A mother of three is cleaning the kitchen when her youngest girl walks in and asks ‘Mom where do babies come from? ‘Looking surprised she answers, ‘ A baby is made when a man and a woman that love and trust each other go to a bedroom, and the man puts his penis in the woman’s vagina and a baby is made. ‘The little girl then says, ‘Oh ok. But last night when I was getting a drink I saw daddy’s penis in your mouth. What do you get with that? The mother answers, ‘Jewelry, my dear. Jewelry.’

What Mom Taught Us

My mother taught me TO APPRECIATE A JOB WELL DONE:
“If you’re going to kill each other, do it outside – I just finished cleaning!”

My mother taught me RELIGION:
“You better pray that will come out of the carpet.”

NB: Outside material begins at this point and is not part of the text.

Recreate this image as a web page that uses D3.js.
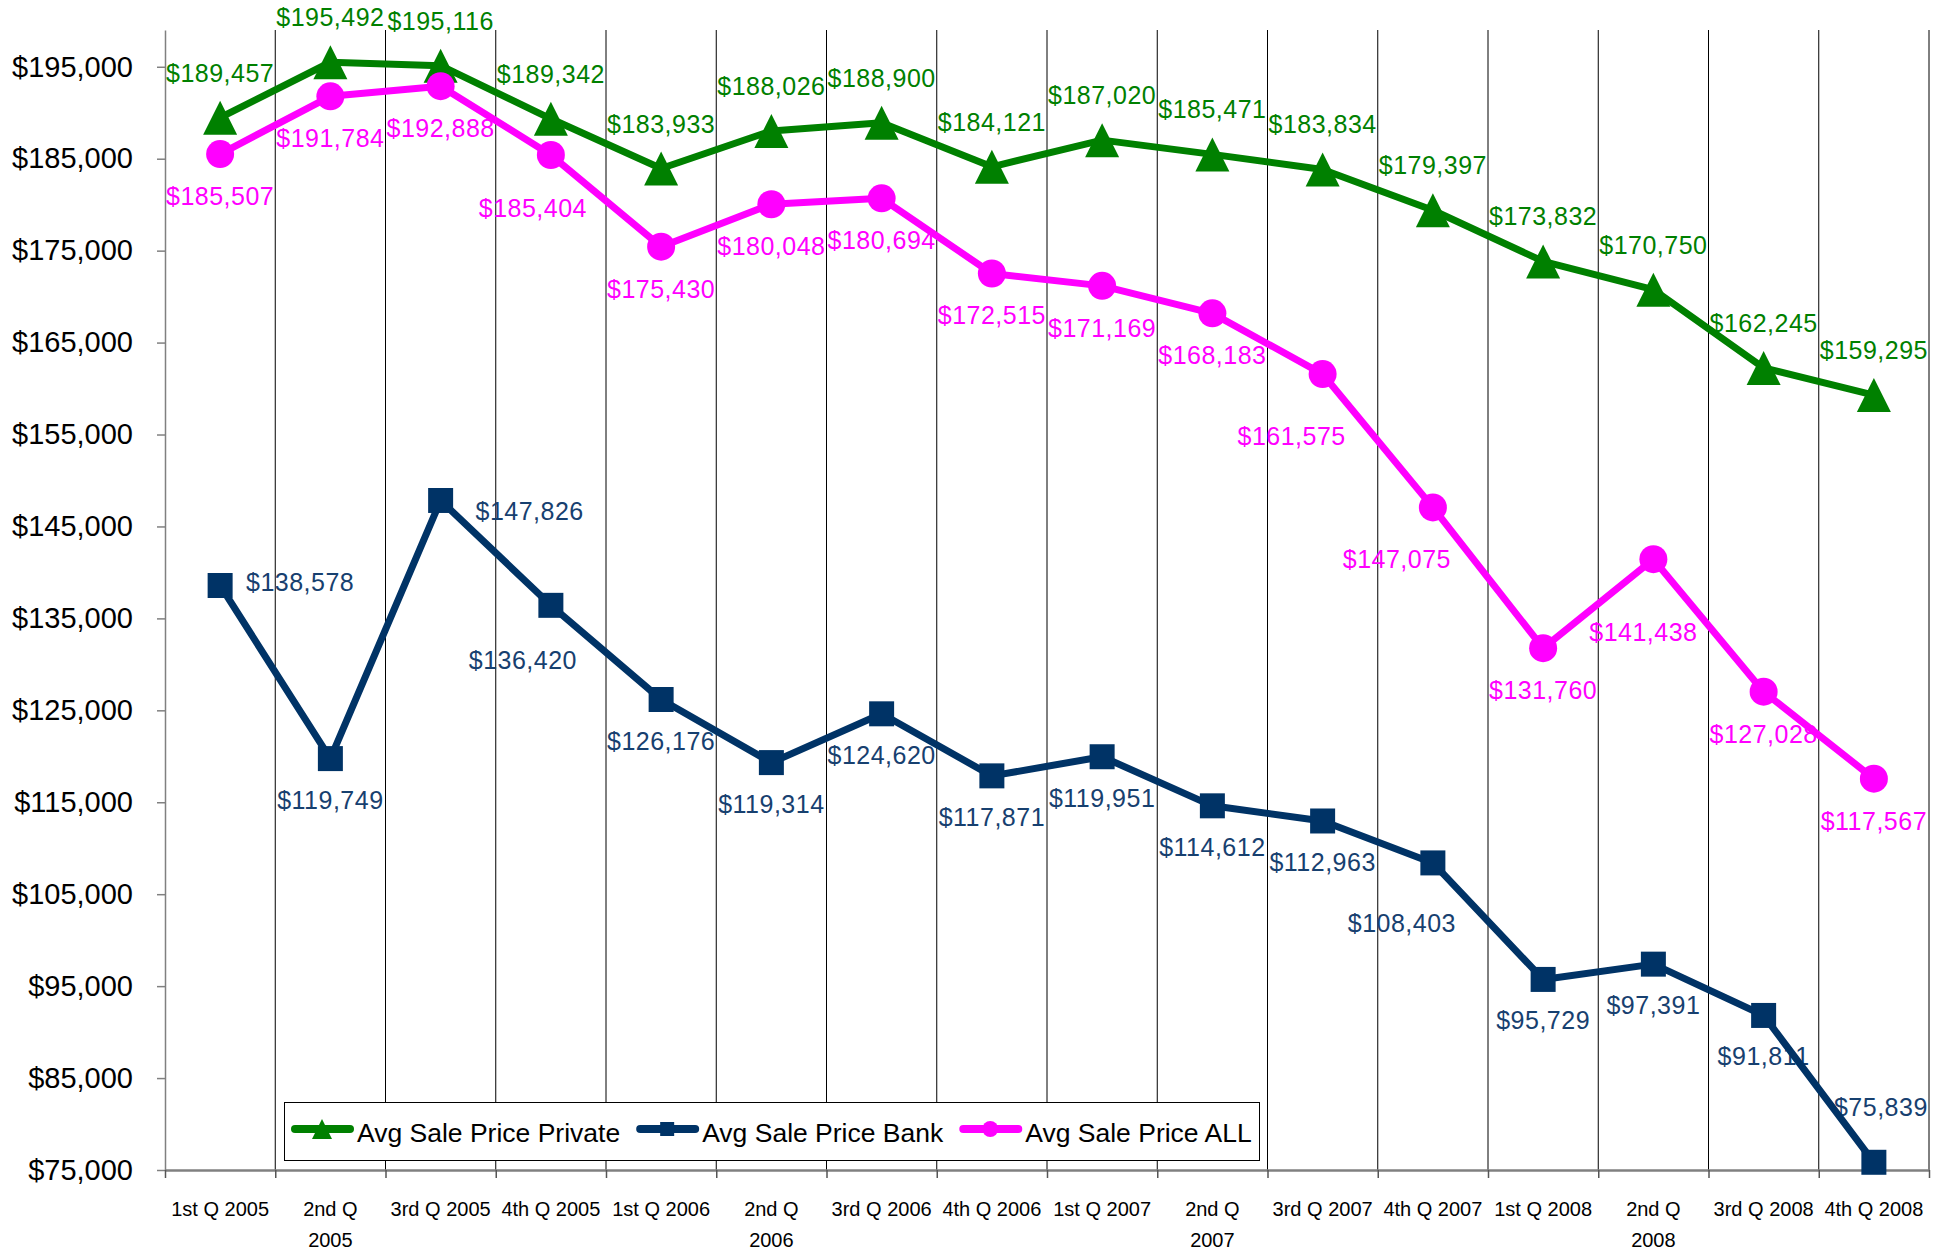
<!DOCTYPE html>
<html>
<head>
<meta charset="utf-8">
<script src="https://cdnjs.cloudflare.com/ajax/libs/d3/7.8.5/d3.min.js"></script>
<style>
  body { margin: 0; background: #fff; }
  text { font-family: "Liberation Sans", Arial, sans-serif; }
</style>
</head>
<body>
<script>
var width = 1950;
var height = 1250;

// chart data
var quarters = ['1st Q 2005', '2nd Q 2005', '3rd Q 2005', '4th Q 2005',
  '1st Q 2006', '2nd Q 2006', '3rd Q 2006', '4th Q 2006',
  '1st Q 2007', '2nd Q 2007', '3rd Q 2007', '4th Q 2007',
  '1st Q 2008', '2nd Q 2008', '3rd Q 2008', '4th Q 2008'];
var privatePrice = [189457, 195492, 195116, 189342, 183933, 188026, 188900, 184121,
  187020, 185471, 183834, 179397, 173832, 170750, 162245, 159295];
var bankPrice = [138578, 119749, 147826, 136420, 126176, 119314, 124620, 117871,
  119951, 114612, 112963, 108403, 95729, 97391, 91811, 75839];
var allPrice = [185507, 191784, 192888, 185404, 175430, 180048, 180694, 172515,
  171169, 168183, 161575, 147075, 131760, 141438, 127028, 117567];
var yTicks = [75000, 85000, 95000, 105000, 115000, 125000, 135000,
  145000, 155000, 165000, 175000, 185000, 195000];

// hand-moved data labels (index -> [dx, dy]) as in the original
var bankLabelMoves = { 0: [80, -3], 2: [89, 11], 3: [-28, 55], 11: [-31, 60], 15: [7, -55] };
var allLabelMoves = { 3: [-18, 53], 10: [-31, 62], 11: [-36, 52], 13: [-10, 73] };

var series = [
  { name: 'Avg Sale Price Private', values: privatePrice, color: '#008000', labelColor: '#008000',
    marker: 'triangle', size: 17, legendSize: 10, dy: -45, moves: {} },
  { name: 'Avg Sale Price Bank', values: bankPrice, color: '#003366', labelColor: '#17406f',
    marker: 'square', size: 12.5, legendSize: 7, dy: 41, moves: bankLabelMoves },
  { name: 'Avg Sale Price ALL', values: allPrice, color: '#ff00ff', labelColor: '#ff00ff',
    marker: 'circle', size: 14, legendSize: 8, dy: 42, moves: allLabelMoves }
];

var markerPath = function (type, s) {
  if (type === 'triangle') return 'M0,' + (-s) + 'L' + s + ',' + s + 'L' + (-s) + ',' + s + 'Z';
  if (type === 'square') return 'M' + (-s) + ',' + (-s) + 'h' + (2 * s) + 'v' + (2 * s) + 'h' + (-2 * s) + 'Z';
  return 'M' + (-s) + ',0a' + s + ',' + s + ' 0 1,0 ' + (2 * s) + ',0a' + s + ',' + s + ' 0 1,0 ' + (-2 * s) + ',0Z';
};

var svg = d3.select('body').append('svg')
  .attr('width', width)
  .attr('height', height);

svg.append('rect').attr('width', width).attr('height', height).attr('fill', '#fff');

var plotLeft = 165, plotRight = 1929, plotTop = 30, plotBottom = 1170;

var xBand = d3.scaleBand().domain(quarters).range([plotLeft, plotRight]).padding(0);
var xEdge = d3.scaleLinear().domain([0, quarters.length]).range([plotLeft, plotRight]);
var y = d3.scaleLinear().domain([75000, 199000]).range([plotBottom, plotTop]);
var cx = function (i) { return xBand(quarters[i]) + xBand.bandwidth() / 2; };

// vertical gridlines at category edges
svg.append('g').selectAll('line')
  .data(d3.range(1, quarters.length + 1))
  .enter()
  .append('line')
  .attr('x1', function (d) { return xEdge(d); })
  .attr('x2', function (d) { return xEdge(d); })
  .attr('y1', plotTop)
  .attr('y2', plotBottom)
  .attr('stroke', '#000')
  .attr('stroke-width', 1);

// y axis
var yAxis = svg.append('g')
  .attr('transform', 'translate(' + plotLeft + ',0)')
  .call(d3.axisLeft(y).tickValues(yTicks)
    .tickFormat(function (d) { return '$' + d3.format(',')(d); })
    .tickSize(8).tickSizeOuter(0).tickPadding(24));
yAxis.attr('font-family', null).attr('font-size', null);
yAxis.select('.domain').attr('stroke', '#808080').attr('stroke-width', 1.5);
yAxis.selectAll('.tick line').attr('stroke', '#808080').attr('stroke-width', 1.5);
yAxis.selectAll('.tick text').attr('font-size', 29).attr('fill', '#000');

// x axis line and edge ticks
var xAxis = svg.append('g')
  .attr('transform', 'translate(0,' + plotBottom + ')')
  .call(d3.axisBottom(xEdge).tickValues(d3.range(0, quarters.length + 1))
    .tickFormat('').tickSize(8).tickSizeOuter(0));
xAxis.select('.domain').attr('stroke', '#808080').attr('stroke-width', 2.5);
xAxis.selectAll('.tick line').attr('stroke', '#555').attr('stroke-width', 1.5);

// category labels, wrapped when too wide for the band
var xLabels = svg.append('g').selectAll('text')
  .data(quarters)
  .enter()
  .append('text')
  .attr('x', function (d) { return xBand(d) + xBand.bandwidth() / 2; })
  .attr('y', 1216)
  .attr('text-anchor', 'middle')
  .attr('font-size', 20)
  .attr('fill', '#000')
  .text(function (d) { return d; });

xLabels.each(function (d) {
  var t = d3.select(this);
  if (this.getComputedTextLength() > 102) {
    var cut = d.lastIndexOf(' ');
    var x = t.attr('x');
    t.text(null);
    t.append('tspan').attr('x', x).text(d.slice(0, cut));
    t.append('tspan').attr('x', x).attr('dy', 31).text(d.slice(cut + 1));
  }
});

// data labels (drawn under the lines, as in the original)
series.forEach(function (s) {
  svg.append('g').selectAll('text')
    .data(s.values)
    .enter()
    .append('text')
    .attr('x', function (d, i) { return cx(i) + (s.moves[i] ? s.moves[i][0] : 0); })
    .attr('y', function (d, i) { return y(d) + (s.moves[i] ? s.moves[i][1] : s.dy) + 9; })
    .attr('text-anchor', 'middle')
    .attr('font-size', 25)
    .attr('letter-spacing', 0.5)
    .attr('fill', s.labelColor)
    .text(function (d) { return '$' + d3.format(',')(d); });
});

// lines and markers
var line = d3.line()
  .x(function (d, i) { return cx(i); })
  .y(function (d) { return y(d); });

series.forEach(function (s) {
  svg.append('path')
    .datum(s.values)
    .attr('d', line)
    .attr('fill', 'none')
    .attr('stroke', s.color)
    .attr('stroke-width', 7)
    .attr('stroke-linejoin', 'round');

  svg.append('g').selectAll('path')
    .data(s.values)
    .enter()
    .append('path')
    .attr('transform', function (d, i) { return 'translate(' + cx(i) + ',' + y(d) + ')'; })
    .attr('d', markerPath(s.marker, s.size))
    .attr('fill', s.color);
});

// legend
var legend = svg.append('g');
legend.append('rect')
  .attr('x', 284.5).attr('y', 1102.5)
  .attr('width', 975).attr('height', 58)
  .attr('fill', '#fff')
  .attr('stroke', '#000')
  .attr('stroke-width', 1);

var lx = 292;
series.forEach(function (s) {
  var ly = 1129;
  legend.append('line')
    .attr('x1', lx + 3).attr('x2', lx + 58)
    .attr('y1', ly).attr('y2', ly)
    .attr('stroke', s.color)
    .attr('stroke-width', 8)
    .attr('stroke-linecap', 'round');
  legend.append('path')
    .attr('transform', 'translate(' + (lx + 30) + ',' + ly + ')')
    .attr('d', markerPath(s.marker, s.legendSize))
    .attr('fill', s.color);
  var t = legend.append('text')
    .attr('x', lx + 65)
    .attr('y', 1142)
    .attr('font-size', 26.5)
    .attr('fill', '#000')
    .text(s.name);
  lx = lx + 65 + t.node().getComputedTextLength() + 17;
});
</script>
</body>
</html>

My mother taught me about TIME TRAVEL:
“If you don’t straighten up, I’m going to knock you into the middle of next week!”

My mother taught me LOGIC:
“Because I said so, that’s why.”

My mother taught me FORESIGHT:
“Make sure you wear clean underwear, in case you’re in an accident.”

My mother taught me IRONY:
“Keep crying and I’ll give you something to cry about.”

My mother taught me about the science of OSMOSIS:
“Shut your mouth and eat your supper!”

My mother taught me about CONTORTIONISM:
“Will you *look* at the dirt on the back of your neck!”

My mother taught me about STAMINA:
“You’ll sit there ’til all that spinach is finished.”

My mother taught me about WEATHER:
“It looks as if a cyclone swept through your room.”

My mother taught me how to solve PHYSICS PROBLEMS:
“If I yelled because I saw a meteor coming toward you; would you listen then?”

My mother taught me about HYPOCRISY:
“If I’ve told you once, I’ve told you a million times – don’t exaggerate!”

My mother taught me THE CIRCLE OF LIFE:
“I brought you into this world, and I can take you out.”

My mother taught me about ENVY:
“There are millions of less fortunate children in this world who don’t have wonderful parents like you do!”